"""

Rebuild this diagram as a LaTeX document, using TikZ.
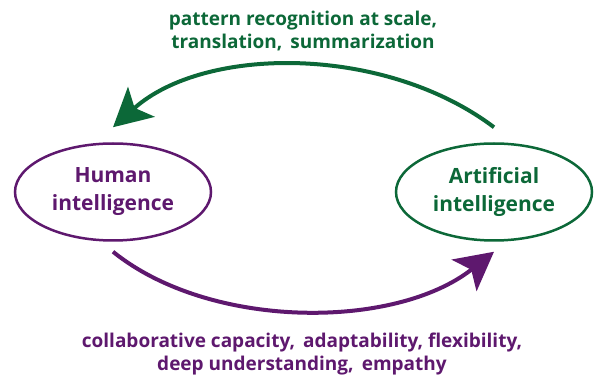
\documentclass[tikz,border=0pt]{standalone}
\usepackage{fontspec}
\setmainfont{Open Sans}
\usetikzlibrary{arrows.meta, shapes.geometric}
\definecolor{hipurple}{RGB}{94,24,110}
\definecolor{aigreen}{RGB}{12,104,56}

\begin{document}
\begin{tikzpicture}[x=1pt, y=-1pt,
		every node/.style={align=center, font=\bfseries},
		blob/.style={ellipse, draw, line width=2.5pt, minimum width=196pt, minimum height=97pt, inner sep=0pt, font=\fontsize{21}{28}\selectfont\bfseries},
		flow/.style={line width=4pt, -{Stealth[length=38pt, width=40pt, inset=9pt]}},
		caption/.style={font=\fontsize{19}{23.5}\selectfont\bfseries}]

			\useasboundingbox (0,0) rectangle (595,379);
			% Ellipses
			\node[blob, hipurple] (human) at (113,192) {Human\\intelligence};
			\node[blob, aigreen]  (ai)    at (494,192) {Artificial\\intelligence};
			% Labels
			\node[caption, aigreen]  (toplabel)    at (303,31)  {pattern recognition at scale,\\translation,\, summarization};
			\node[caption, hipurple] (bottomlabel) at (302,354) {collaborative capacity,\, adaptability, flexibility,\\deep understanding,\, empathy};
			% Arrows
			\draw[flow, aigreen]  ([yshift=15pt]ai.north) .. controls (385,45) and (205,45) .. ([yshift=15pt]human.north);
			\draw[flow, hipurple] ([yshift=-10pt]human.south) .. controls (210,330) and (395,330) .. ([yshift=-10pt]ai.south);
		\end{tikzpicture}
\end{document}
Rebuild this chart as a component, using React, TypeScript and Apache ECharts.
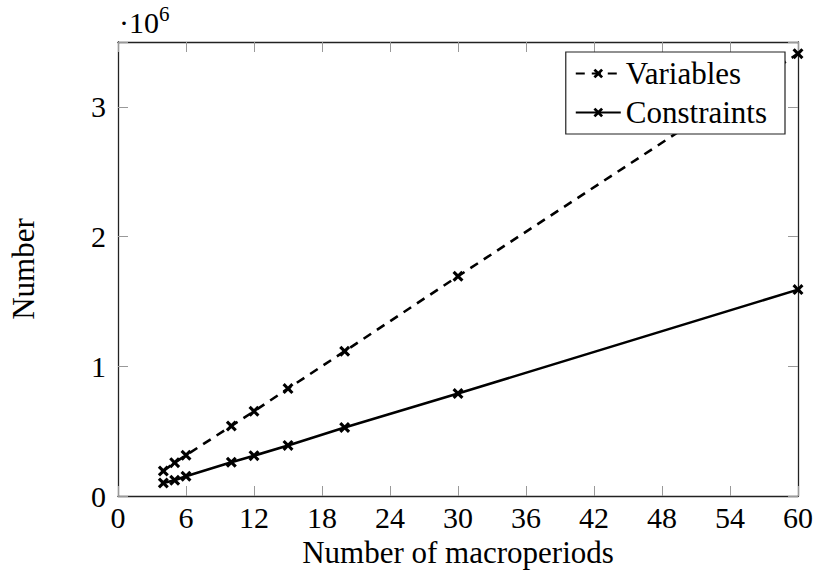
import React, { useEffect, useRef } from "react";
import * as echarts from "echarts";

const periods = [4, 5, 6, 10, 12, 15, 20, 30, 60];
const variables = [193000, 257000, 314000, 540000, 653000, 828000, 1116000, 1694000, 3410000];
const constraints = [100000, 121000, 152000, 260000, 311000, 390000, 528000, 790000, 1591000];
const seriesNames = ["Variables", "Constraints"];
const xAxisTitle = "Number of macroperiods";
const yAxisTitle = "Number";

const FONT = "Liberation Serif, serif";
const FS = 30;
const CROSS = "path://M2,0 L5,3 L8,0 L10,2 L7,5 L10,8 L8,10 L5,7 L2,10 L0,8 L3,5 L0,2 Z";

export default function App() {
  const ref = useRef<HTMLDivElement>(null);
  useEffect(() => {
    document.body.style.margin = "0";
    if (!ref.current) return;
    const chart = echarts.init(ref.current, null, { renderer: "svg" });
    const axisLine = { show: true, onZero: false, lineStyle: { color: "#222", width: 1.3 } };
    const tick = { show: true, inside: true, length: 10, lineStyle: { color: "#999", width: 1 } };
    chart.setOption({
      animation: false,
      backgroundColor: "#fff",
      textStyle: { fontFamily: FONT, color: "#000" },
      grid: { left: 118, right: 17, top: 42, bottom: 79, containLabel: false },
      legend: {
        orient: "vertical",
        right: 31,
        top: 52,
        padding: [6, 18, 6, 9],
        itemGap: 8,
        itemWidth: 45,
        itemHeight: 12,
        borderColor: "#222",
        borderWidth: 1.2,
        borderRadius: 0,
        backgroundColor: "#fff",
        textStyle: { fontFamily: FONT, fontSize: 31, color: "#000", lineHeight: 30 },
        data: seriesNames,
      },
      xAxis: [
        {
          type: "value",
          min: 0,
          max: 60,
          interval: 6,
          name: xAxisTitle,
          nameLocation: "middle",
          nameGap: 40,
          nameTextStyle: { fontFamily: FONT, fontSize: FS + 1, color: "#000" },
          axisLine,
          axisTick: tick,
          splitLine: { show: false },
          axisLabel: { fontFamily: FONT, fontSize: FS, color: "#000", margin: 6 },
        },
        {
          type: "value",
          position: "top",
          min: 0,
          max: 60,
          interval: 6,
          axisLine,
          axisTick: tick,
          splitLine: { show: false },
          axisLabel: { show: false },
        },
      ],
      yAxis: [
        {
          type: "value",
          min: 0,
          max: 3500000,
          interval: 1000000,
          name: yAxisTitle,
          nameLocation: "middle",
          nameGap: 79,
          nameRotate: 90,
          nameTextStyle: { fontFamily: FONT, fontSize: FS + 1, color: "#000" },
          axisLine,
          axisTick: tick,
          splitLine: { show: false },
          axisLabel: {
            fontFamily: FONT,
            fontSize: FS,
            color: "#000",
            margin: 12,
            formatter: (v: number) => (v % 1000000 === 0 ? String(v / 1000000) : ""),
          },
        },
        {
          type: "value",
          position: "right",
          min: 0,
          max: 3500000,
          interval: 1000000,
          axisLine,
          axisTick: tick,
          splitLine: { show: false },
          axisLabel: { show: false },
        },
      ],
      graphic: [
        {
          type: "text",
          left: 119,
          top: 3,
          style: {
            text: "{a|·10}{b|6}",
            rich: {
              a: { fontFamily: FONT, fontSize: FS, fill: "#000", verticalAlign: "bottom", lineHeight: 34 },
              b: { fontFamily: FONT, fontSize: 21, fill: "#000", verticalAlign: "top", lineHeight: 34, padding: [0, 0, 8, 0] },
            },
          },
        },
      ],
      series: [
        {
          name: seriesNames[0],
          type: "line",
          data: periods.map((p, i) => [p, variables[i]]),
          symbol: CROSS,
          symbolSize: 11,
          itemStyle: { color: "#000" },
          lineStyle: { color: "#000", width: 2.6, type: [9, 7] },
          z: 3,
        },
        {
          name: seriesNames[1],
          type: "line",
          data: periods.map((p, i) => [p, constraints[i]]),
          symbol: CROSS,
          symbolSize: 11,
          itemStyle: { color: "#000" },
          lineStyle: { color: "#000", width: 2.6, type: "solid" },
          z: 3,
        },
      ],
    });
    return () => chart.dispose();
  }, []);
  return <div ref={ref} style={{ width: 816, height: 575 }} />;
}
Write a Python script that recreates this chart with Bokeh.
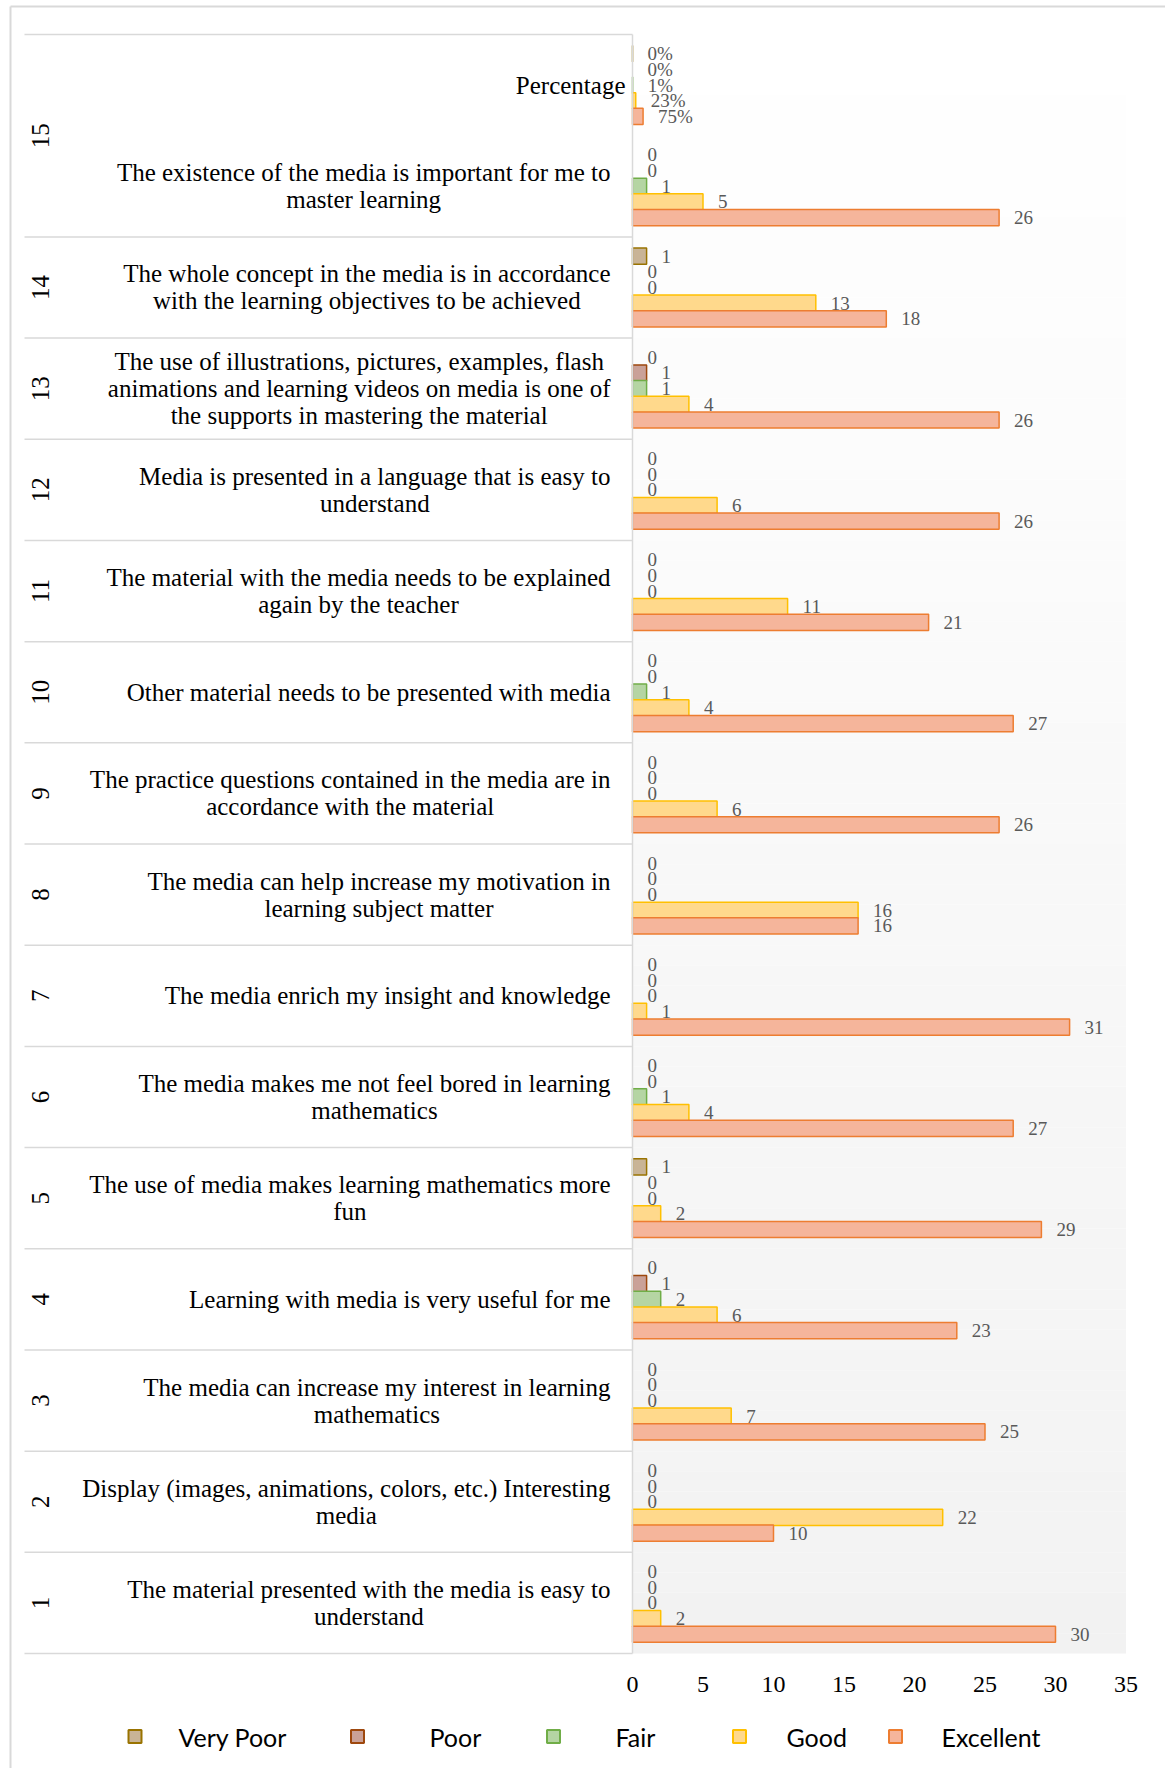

"""

REQUIRED TASK: From the data, pick out every line that includes "using".

OUTPUT BELOW:
Rebuild this diagram as a LaTeX document, using TikZ.
Rebuild this chart as a component, using React, TypeScript and Apache ECharts.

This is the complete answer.